Provided records:
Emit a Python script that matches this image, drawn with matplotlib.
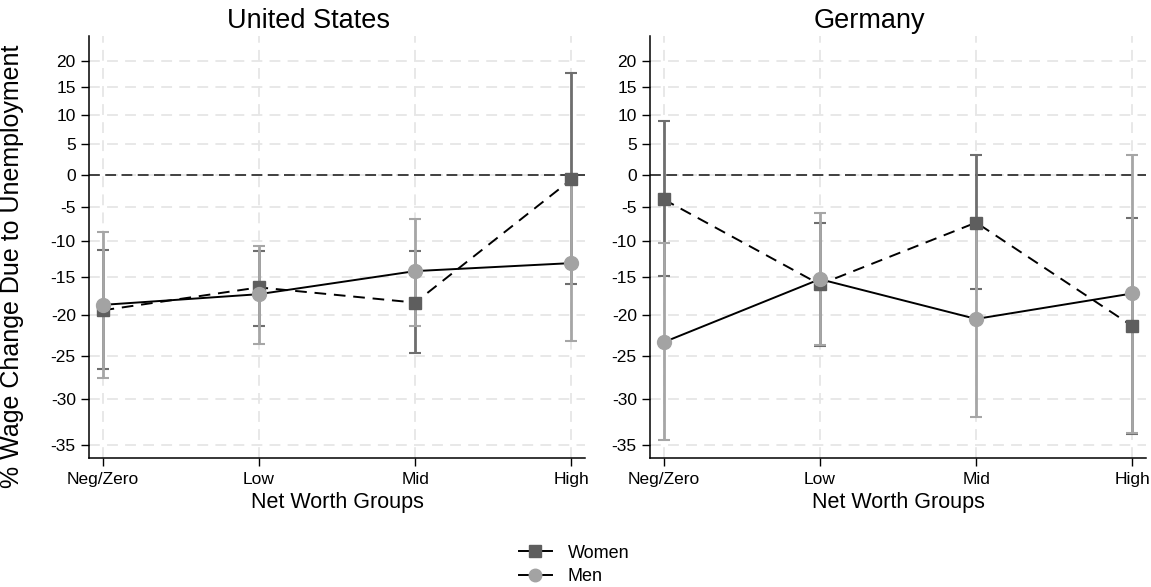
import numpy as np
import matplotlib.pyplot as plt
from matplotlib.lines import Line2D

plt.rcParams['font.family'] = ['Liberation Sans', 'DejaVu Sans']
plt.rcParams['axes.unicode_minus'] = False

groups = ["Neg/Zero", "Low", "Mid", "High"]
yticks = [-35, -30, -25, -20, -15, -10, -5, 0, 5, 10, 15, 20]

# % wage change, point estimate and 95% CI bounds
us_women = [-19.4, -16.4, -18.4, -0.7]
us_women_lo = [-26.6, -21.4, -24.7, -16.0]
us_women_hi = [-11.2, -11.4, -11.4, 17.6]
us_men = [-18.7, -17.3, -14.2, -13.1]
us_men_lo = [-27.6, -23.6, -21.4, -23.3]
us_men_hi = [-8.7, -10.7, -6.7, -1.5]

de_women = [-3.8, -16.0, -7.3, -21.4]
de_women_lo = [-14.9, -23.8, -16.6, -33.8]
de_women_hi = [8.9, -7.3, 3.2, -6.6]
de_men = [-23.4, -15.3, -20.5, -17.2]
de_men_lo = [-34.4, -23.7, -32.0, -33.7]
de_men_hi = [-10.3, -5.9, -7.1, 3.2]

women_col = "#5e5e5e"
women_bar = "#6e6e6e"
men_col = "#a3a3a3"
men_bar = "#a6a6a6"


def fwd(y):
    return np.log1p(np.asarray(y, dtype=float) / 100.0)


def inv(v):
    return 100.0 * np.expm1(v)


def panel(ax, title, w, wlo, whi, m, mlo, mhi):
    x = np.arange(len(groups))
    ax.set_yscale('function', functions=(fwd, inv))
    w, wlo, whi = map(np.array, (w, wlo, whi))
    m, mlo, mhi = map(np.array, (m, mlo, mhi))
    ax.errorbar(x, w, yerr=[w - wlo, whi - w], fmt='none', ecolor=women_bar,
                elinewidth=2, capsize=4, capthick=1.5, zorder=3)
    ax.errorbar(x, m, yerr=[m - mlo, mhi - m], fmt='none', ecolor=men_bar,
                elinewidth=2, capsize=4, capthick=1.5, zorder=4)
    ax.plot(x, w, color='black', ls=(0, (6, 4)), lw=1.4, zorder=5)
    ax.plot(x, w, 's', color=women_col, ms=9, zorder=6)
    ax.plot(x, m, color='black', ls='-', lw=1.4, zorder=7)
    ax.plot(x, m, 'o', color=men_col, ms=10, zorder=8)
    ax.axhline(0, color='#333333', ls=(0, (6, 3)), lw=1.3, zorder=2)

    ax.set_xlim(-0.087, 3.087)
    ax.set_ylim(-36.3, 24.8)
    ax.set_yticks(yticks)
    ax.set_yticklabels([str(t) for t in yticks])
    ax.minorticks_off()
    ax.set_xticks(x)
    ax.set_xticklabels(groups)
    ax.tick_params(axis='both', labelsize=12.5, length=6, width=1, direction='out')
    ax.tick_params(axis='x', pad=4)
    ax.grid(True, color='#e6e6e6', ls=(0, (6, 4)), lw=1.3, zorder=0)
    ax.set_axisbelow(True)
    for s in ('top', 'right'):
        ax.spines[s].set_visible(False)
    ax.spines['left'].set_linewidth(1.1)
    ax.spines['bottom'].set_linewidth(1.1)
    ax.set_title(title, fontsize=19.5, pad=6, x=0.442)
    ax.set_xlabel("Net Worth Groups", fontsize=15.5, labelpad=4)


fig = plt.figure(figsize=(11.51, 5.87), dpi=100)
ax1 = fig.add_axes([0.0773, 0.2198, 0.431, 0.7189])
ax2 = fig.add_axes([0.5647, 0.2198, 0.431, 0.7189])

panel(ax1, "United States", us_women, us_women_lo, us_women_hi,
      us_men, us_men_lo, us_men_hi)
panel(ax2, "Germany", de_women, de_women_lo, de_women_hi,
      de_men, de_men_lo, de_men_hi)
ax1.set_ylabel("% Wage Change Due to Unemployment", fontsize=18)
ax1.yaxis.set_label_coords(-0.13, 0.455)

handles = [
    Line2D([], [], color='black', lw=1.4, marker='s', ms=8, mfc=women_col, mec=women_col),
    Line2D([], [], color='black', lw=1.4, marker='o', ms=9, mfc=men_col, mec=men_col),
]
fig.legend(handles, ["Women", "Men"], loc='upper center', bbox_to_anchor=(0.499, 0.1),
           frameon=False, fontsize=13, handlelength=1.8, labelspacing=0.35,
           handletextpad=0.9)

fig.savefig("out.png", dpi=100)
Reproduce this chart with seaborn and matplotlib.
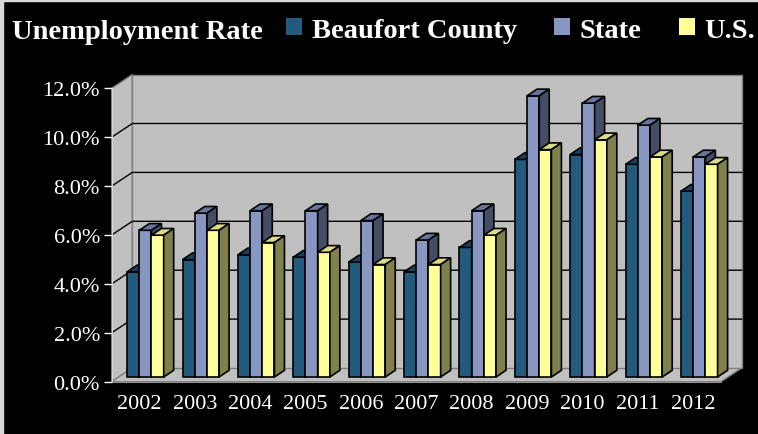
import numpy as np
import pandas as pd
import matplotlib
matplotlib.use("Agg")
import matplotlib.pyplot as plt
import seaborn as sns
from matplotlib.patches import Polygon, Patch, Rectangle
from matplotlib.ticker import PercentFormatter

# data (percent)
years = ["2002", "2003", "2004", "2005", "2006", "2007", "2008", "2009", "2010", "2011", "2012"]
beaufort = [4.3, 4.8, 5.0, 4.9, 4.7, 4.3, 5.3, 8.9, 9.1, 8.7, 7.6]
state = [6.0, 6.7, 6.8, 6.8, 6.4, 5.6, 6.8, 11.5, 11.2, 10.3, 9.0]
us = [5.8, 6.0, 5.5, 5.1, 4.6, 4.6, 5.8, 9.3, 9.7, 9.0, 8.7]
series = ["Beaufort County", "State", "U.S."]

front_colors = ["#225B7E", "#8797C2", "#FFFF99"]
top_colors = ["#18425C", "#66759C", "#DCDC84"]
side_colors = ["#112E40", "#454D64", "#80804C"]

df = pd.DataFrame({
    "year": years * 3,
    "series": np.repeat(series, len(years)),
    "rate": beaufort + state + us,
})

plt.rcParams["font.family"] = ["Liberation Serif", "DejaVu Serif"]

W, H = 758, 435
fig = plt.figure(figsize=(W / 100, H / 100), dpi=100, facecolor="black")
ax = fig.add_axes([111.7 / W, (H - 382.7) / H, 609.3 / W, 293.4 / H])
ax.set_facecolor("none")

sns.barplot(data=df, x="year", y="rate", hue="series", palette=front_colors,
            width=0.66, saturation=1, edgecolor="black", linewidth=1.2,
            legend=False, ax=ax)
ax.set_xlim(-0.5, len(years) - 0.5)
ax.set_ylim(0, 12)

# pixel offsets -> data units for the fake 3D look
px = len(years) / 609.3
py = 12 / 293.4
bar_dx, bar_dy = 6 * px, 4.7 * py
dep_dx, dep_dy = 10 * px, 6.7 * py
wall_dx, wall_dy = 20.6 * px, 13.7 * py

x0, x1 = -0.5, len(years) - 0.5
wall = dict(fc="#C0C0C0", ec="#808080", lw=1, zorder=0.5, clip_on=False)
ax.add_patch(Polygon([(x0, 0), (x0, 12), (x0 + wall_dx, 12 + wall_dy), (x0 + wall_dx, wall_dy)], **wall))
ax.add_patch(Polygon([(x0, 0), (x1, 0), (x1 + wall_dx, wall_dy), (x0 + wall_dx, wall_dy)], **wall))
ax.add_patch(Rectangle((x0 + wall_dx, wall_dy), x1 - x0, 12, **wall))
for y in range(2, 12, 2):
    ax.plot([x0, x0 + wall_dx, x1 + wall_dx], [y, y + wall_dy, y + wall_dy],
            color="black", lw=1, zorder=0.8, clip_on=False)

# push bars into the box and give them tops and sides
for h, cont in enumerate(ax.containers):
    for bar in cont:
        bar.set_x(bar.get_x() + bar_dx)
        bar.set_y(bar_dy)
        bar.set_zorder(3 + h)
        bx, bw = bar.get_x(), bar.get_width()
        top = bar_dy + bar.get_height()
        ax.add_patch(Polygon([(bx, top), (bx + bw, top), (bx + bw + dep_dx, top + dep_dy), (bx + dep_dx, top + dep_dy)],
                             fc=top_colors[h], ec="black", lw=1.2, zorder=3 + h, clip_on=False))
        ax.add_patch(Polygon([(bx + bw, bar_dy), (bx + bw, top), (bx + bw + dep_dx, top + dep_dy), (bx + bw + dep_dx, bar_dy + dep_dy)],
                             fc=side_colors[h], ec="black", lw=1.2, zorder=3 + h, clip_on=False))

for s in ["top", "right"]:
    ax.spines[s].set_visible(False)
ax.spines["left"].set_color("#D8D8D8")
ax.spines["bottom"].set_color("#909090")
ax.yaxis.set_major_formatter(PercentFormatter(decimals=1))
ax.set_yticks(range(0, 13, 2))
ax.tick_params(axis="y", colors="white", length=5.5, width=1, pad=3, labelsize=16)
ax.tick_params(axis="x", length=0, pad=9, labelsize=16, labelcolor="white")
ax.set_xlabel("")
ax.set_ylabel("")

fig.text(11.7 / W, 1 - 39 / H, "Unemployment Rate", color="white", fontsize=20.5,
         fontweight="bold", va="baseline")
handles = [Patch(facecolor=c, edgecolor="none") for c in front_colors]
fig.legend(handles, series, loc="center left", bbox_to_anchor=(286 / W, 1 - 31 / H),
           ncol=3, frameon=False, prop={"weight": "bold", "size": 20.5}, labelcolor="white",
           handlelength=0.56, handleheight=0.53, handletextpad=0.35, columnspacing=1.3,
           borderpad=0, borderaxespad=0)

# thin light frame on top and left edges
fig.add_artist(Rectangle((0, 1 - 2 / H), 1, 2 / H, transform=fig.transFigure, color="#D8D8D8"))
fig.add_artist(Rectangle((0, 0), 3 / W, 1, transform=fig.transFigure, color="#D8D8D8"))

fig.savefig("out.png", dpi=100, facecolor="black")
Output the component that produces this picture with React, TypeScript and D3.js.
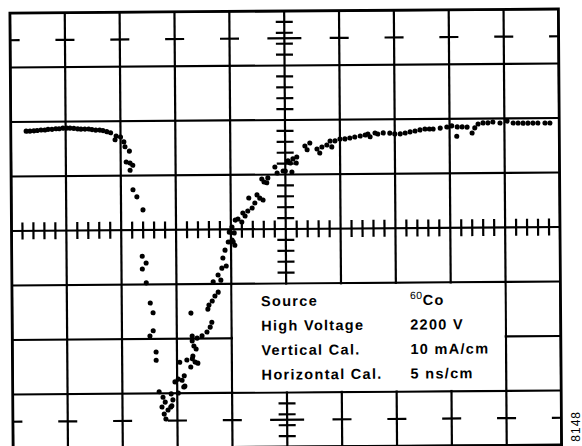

Exercise instructions: Out of the preceding entries, pull every line containing the string "that".

The solution:
Emit a Python script that matches this image, drawn with matplotlib.
Output the component that produces this picture with React, TypeScript and D3.js.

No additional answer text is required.